Un peu de dignité messieurs, on se croirait à gauche avant une présidentielle.
– Je suis sûr que tout ça va se régler à l’amiable.
– Mal parti. Septime, qui est le plus proche, marche sur Rome en juin. Julianus le fait déclarer ennemi public, et envoie un sénateur pour convaincre ses soldats de l’abandonner, sans succès. Il nomme un nouveau gouverneur de Pannonie, pas mieux. Puis il confie à un centurion la mission de l’assassiner. Encore raté.
– Quand ça ne veut pas.
– Julianus propose alors à Septime d’être co-empereur, et fait exécuter le préfet prétorien et sa concubine qui étaient impliqués dans l’assassinat de Commode, pour gagner en popularité dans la troupe.
– Ca marche ?
– Bof. Septime fait mine d’accepter la proposition de co-empire, et en profite pour continuer son avancée en obtenant le ralliement de plusieurs villes. Il promet aux prétoriens qu’ils ne subiront aucune conséquence s’ils arrêtent les meurtriers de Pertinax et abandonnent Julianus. Ce qu’ils font.

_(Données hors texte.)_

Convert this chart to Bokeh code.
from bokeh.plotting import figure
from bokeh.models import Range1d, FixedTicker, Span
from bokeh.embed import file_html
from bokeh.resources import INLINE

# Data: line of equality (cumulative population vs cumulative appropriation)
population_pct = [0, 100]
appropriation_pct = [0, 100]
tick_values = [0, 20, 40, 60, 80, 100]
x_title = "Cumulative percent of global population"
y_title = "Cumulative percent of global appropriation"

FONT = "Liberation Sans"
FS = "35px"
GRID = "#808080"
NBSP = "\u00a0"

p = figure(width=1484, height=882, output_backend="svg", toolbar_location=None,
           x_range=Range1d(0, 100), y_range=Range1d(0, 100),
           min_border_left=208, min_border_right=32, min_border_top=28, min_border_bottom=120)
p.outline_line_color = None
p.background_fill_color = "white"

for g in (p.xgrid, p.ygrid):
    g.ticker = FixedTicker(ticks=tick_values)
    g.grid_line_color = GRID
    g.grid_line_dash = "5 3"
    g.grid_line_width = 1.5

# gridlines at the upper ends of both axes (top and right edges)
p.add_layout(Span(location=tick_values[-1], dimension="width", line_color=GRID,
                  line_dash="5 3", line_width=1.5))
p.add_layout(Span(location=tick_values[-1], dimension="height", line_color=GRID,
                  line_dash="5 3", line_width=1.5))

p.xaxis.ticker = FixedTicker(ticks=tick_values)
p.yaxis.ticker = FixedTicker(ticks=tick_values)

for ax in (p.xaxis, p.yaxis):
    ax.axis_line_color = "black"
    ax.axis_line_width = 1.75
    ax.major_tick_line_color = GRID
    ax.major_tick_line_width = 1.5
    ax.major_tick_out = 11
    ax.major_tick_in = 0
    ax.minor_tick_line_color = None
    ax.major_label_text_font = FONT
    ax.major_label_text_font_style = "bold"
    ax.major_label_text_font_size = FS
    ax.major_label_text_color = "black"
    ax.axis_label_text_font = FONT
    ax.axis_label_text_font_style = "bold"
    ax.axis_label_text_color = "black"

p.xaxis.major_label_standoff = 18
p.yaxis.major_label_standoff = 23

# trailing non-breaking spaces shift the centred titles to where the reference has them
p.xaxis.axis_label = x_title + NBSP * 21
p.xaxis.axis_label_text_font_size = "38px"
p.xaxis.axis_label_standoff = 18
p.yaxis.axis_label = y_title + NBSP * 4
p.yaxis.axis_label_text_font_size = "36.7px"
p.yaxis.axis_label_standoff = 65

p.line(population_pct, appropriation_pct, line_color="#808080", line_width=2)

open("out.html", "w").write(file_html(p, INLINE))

– Quelque chose me dit que c’est plié.
– Effectivement. Le Sénat condamne alors Julianus à mort et proclame Septime empereur. Julianus est exécuté le 1er juin, après un règne de 66 jours. Sa mémoire est condamnée, et son patrimoine saisi.
– Classique.
– Pour éviter de rencontrer le même problème, Septime dissout les prétoriens et les remplace par les Pannoniens, venus de sa province. Aussi, il fait exécuter les soldats qui ont tué Pertinax et lui rend hommage avec des funérailles d’Etat. Il organisera par la suite des jeux pour les anniversaires de sa naissance et de son couronnement.
– On est d’accord qu’il avait promis d’épargner ceux qui avaient tué Pertinax ?
– Oui, bon, les promesses électorales…
– Et il reste en vie combien de temps, Septime ?
– Il règne plus de 17 ans, ce qui fait bien remonter la moyenne.
– C’est mieux, en effet.
– A noter que du fait de la brièveté de leur règne, Pertinax et Julianus sont les amis des archéologues.
– Comment ça ?
– Ils ont été empereurs tellement peu de temps que les seules monnaies portant leurs portraits viennent de l’atelier de Rome, et il n’y en pas eu beaucoup. Donc si tu retrouves une pièce à leur effigie, tu sais à quelques semaines près de quand elle date.
– C’est utile.
– Mais oui.
– Je t’en veux quand même toujours pour la guerre des Chattes.